We find that in the exile in Babylon and in the exile of the second Temple that the main expansion of the oral Torah was specifically in exile. Specifically there the secrets of the Torah were revealed, more than was revealed while the Jews were in Israel. It is specifically from Babylon that the people of the great assembly arose and they were able to establish the law of Arava (c.f. Sukkah 44a) We also see in Sukkah (20A) that Ezra rose from Babylon and established Torah, and thereafter Torah was forgotten. Hillel then went and re-established it (and Hillel was also from Babylon (ed)), Rabbi Chiya and his sons (from Babylon) reconstituted the Torah. It also states in Medrash Shir Hashirim (4:4) that the righteous after the destruction of the Temple constituted the Torah in a greater way than the righteous in their building of the Temple.
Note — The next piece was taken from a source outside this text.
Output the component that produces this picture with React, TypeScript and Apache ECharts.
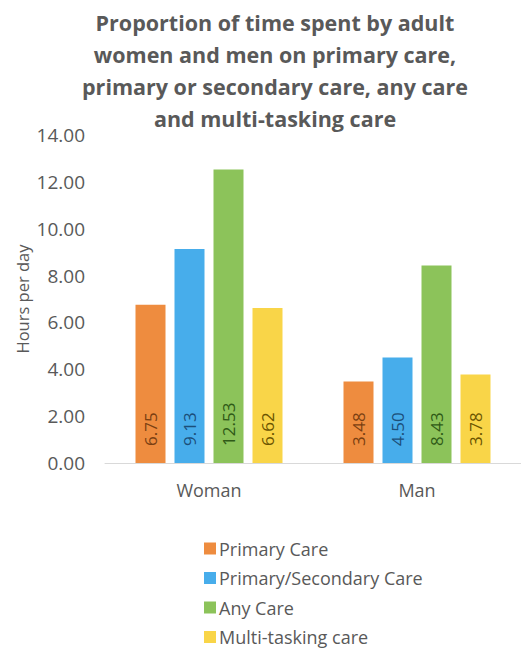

This Parasha is closed. Our Rabbis have explained the reasons for it, and they are all true. There is another reason for it being closed. The completion of Jacob's holiness is specifically in Egypt, and not in the land of Israel. This coincides with the notion that the revelation and arrival of the Jewish People which contains the souls which were prepared for the acceptance of the Torah specifically in a foreign land and not in Israel, and that the end of the creation of the world occurs in the land of Egypt. These concepts are closed(Satum) from human understanding.